Start of Record extracts
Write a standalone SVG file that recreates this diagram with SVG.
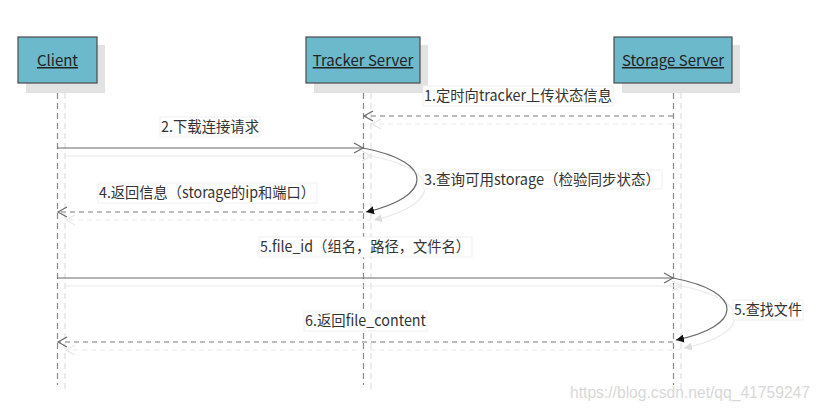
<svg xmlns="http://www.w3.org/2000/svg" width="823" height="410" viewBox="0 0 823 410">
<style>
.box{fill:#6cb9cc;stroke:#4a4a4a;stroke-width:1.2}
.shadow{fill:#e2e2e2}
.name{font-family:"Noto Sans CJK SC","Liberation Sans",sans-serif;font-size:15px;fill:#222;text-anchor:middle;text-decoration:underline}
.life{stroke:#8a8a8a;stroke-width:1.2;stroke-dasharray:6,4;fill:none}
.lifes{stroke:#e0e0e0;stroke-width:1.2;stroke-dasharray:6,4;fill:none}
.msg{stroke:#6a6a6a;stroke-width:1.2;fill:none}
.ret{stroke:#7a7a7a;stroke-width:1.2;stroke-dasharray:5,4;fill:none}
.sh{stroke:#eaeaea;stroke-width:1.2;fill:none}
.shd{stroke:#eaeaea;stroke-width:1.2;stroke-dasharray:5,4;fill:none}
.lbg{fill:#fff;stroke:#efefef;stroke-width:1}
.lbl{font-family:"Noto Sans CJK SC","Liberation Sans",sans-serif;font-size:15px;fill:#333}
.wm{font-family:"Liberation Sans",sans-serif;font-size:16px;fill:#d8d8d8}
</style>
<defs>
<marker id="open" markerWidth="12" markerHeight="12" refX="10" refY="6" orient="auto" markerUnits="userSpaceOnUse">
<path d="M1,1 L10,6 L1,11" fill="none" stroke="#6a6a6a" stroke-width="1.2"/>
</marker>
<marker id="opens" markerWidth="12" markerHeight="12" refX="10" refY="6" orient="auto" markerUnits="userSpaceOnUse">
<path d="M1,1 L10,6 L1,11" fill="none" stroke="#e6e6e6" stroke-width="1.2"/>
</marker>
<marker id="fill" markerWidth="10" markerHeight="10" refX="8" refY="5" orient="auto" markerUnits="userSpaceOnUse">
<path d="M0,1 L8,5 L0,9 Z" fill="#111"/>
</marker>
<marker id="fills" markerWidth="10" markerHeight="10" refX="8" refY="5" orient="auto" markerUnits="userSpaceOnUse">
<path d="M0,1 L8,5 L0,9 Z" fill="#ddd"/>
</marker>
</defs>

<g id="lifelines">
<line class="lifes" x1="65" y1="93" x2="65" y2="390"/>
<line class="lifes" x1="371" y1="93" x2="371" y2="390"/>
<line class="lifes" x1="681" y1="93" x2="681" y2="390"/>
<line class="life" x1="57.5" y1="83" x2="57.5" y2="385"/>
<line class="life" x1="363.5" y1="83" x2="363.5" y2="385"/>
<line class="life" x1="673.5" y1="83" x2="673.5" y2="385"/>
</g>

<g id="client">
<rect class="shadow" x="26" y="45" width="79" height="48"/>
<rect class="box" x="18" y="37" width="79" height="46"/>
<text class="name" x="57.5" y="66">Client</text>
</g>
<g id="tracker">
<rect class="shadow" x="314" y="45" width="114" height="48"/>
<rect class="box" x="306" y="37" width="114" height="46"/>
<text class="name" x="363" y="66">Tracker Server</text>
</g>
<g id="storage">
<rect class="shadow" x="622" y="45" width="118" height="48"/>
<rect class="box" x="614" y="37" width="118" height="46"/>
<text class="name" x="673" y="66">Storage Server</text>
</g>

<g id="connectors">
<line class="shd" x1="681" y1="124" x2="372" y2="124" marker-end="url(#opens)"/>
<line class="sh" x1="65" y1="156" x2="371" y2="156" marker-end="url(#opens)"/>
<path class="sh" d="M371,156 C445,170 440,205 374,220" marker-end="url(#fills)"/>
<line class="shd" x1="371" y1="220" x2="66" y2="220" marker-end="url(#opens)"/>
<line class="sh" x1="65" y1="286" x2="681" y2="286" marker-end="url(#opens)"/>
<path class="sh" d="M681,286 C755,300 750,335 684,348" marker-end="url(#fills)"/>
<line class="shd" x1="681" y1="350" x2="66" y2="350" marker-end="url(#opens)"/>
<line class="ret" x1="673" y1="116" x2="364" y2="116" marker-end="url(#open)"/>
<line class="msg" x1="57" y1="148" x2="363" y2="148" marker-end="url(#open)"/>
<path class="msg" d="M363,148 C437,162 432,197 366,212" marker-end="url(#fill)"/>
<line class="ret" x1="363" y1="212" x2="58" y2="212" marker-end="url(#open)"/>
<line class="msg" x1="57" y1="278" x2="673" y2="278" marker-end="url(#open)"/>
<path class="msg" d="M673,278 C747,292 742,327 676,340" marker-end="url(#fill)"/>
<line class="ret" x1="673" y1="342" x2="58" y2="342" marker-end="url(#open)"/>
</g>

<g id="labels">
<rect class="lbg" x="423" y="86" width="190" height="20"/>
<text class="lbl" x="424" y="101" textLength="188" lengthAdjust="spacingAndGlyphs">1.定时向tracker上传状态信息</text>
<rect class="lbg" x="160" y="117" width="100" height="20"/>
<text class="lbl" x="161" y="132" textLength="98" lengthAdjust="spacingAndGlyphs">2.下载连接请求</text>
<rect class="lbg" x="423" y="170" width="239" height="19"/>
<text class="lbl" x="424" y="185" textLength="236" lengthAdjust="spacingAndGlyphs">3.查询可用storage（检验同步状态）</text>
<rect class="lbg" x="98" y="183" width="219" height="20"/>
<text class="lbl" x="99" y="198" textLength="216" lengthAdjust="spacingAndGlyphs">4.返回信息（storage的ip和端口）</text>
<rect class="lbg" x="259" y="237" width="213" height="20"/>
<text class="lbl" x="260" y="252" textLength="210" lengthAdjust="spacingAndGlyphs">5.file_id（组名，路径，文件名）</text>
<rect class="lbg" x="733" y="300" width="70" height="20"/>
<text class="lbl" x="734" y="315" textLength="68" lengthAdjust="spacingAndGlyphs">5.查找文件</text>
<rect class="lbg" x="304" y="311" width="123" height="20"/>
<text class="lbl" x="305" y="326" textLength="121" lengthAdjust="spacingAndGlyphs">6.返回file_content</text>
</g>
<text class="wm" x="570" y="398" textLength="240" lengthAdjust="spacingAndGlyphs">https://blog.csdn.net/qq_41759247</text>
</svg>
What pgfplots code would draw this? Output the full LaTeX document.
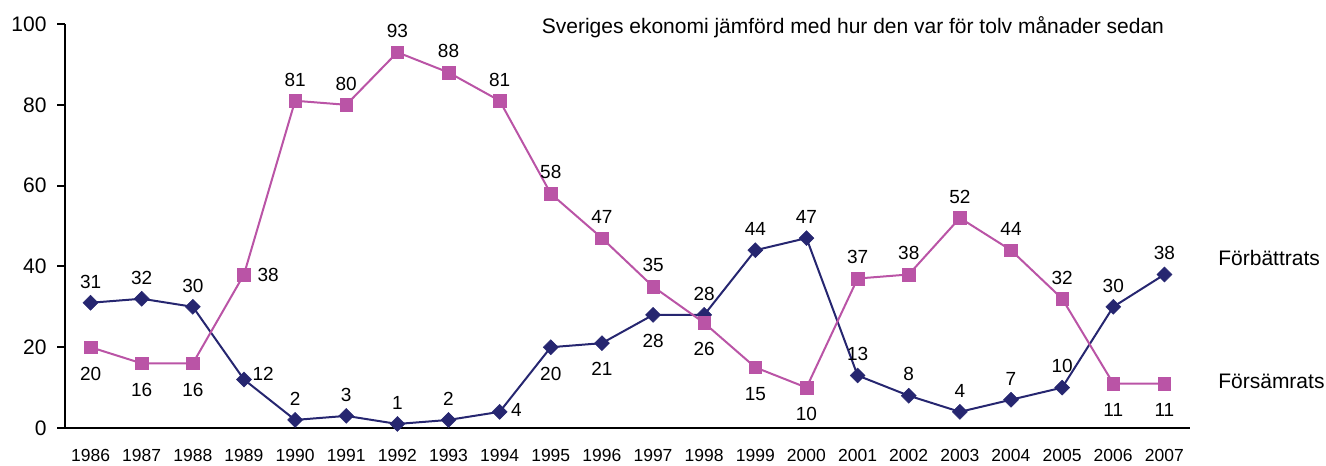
End of Record extracts
> [What you are asked to do] Repeat everything in the records precisely. Images are excluded from the copy.

> [Written response]
Write a standalone SVG file that recreates this diagram with SVG.
<svg xmlns="http://www.w3.org/2000/svg" width="823" height="410" viewBox="0 0 823 410">
<style>
.box{fill:#6cb9cc;stroke:#4a4a4a;stroke-width:1.2}
.shadow{fill:#e2e2e2}
.name{font-family:"Noto Sans CJK SC","Liberation Sans",sans-serif;font-size:15px;fill:#222;text-anchor:middle;text-decoration:underline}
.life{stroke:#8a8a8a;stroke-width:1.2;stroke-dasharray:6,4;fill:none}
.lifes{stroke:#e0e0e0;stroke-width:1.2;stroke-dasharray:6,4;fill:none}
.msg{stroke:#6a6a6a;stroke-width:1.2;fill:none}
.ret{stroke:#7a7a7a;stroke-width:1.2;stroke-dasharray:5,4;fill:none}
.sh{stroke:#eaeaea;stroke-width:1.2;fill:none}
.shd{stroke:#eaeaea;stroke-width:1.2;stroke-dasharray:5,4;fill:none}
.lbg{fill:#fff;stroke:#efefef;stroke-width:1}
.lbl{font-family:"Noto Sans CJK SC","Liberation Sans",sans-serif;font-size:15px;fill:#333}
.wm{font-family:"Liberation Sans",sans-serif;font-size:16px;fill:#d8d8d8}
</style>
<defs>
<marker id="open" markerWidth="12" markerHeight="12" refX="10" refY="6" orient="auto" markerUnits="userSpaceOnUse">
<path d="M1,1 L10,6 L1,11" fill="none" stroke="#6a6a6a" stroke-width="1.2"/>
</marker>
<marker id="opens" markerWidth="12" markerHeight="12" refX="10" refY="6" orient="auto" markerUnits="userSpaceOnUse">
<path d="M1,1 L10,6 L1,11" fill="none" stroke="#e6e6e6" stroke-width="1.2"/>
</marker>
<marker id="fill" markerWidth="10" markerHeight="10" refX="8" refY="5" orient="auto" markerUnits="userSpaceOnUse">
<path d="M0,1 L8,5 L0,9 Z" fill="#111"/>
</marker>
<marker id="fills" markerWidth="10" markerHeight="10" refX="8" refY="5" orient="auto" markerUnits="userSpaceOnUse">
<path d="M0,1 L8,5 L0,9 Z" fill="#ddd"/>
</marker>
</defs>

<g id="lifelines">
<line class="lifes" x1="65" y1="93" x2="65" y2="390"/>
<line class="lifes" x1="371" y1="93" x2="371" y2="390"/>
<line class="lifes" x1="681" y1="93" x2="681" y2="390"/>
<line class="life" x1="57.5" y1="83" x2="57.5" y2="385"/>
<line class="life" x1="363.5" y1="83" x2="363.5" y2="385"/>
<line class="life" x1="673.5" y1="83" x2="673.5" y2="385"/>
</g>

<g id="client">
<rect class="shadow" x="26" y="45" width="79" height="48"/>
<rect class="box" x="18" y="37" width="79" height="46"/>
<text class="name" x="57.5" y="66">Client</text>
</g>
<g id="tracker">
<rect class="shadow" x="314" y="45" width="114" height="48"/>
<rect class="box" x="306" y="37" width="114" height="46"/>
<text class="name" x="363" y="66">Tracker Server</text>
</g>
<g id="storage">
<rect class="shadow" x="622" y="45" width="118" height="48"/>
<rect class="box" x="614" y="37" width="118" height="46"/>
<text class="name" x="673" y="66">Storage Server</text>
</g>

<g id="connectors">
<line class="shd" x1="681" y1="124" x2="372" y2="124" marker-end="url(#opens)"/>
<line class="sh" x1="65" y1="156" x2="371" y2="156" marker-end="url(#opens)"/>
<path class="sh" d="M371,156 C445,170 440,205 374,220" marker-end="url(#fills)"/>
<line class="shd" x1="371" y1="220" x2="66" y2="220" marker-end="url(#opens)"/>
<line class="sh" x1="65" y1="286" x2="681" y2="286" marker-end="url(#opens)"/>
<path class="sh" d="M681,286 C755,300 750,335 684,348" marker-end="url(#fills)"/>
<line class="shd" x1="681" y1="350" x2="66" y2="350" marker-end="url(#opens)"/>
<line class="ret" x1="673" y1="116" x2="364" y2="116" marker-end="url(#open)"/>
<line class="msg" x1="57" y1="148" x2="363" y2="148" marker-end="url(#open)"/>
<path class="msg" d="M363,148 C437,162 432,197 366,212" marker-end="url(#fill)"/>
<line class="ret" x1="363" y1="212" x2="58" y2="212" marker-end="url(#open)"/>
<line class="msg" x1="57" y1="278" x2="673" y2="278" marker-end="url(#open)"/>
<path class="msg" d="M673,278 C747,292 742,327 676,340" marker-end="url(#fill)"/>
<line class="ret" x1="673" y1="342" x2="58" y2="342" marker-end="url(#open)"/>
</g>

<g id="labels">
<rect class="lbg" x="423" y="86" width="190" height="20"/>
<text class="lbl" x="424" y="101" textLength="188" lengthAdjust="spacingAndGlyphs">1.定时向tracker上传状态信息</text>
<rect class="lbg" x="160" y="117" width="100" height="20"/>
<text class="lbl" x="161" y="132" textLength="98" lengthAdjust="spacingAndGlyphs">2.下载连接请求</text>
<rect class="lbg" x="423" y="170" width="239" height="19"/>
<text class="lbl" x="424" y="185" textLength="236" lengthAdjust="spacingAndGlyphs">3.查询可用storage（检验同步状态）</text>
<rect class="lbg" x="98" y="183" width="219" height="20"/>
<text class="lbl" x="99" y="198" textLength="216" lengthAdjust="spacingAndGlyphs">4.返回信息（storage的ip和端口）</text>
<rect class="lbg" x="259" y="237" width="213" height="20"/>
<text class="lbl" x="260" y="252" textLength="210" lengthAdjust="spacingAndGlyphs">5.file_id（组名，路径，文件名）</text>
<rect class="lbg" x="733" y="300" width="70" height="20"/>
<text class="lbl" x="734" y="315" textLength="68" lengthAdjust="spacingAndGlyphs">5.查找文件</text>
<rect class="lbg" x="304" y="311" width="123" height="20"/>
<text class="lbl" x="305" y="326" textLength="121" lengthAdjust="spacingAndGlyphs">6.返回file_content</text>
</g>
<text class="wm" x="570" y="398" textLength="240" lengthAdjust="spacingAndGlyphs">https://blog.csdn.net/qq_41759247</text>
</svg>
What pgfplots code would draw this? Output the full LaTeX document.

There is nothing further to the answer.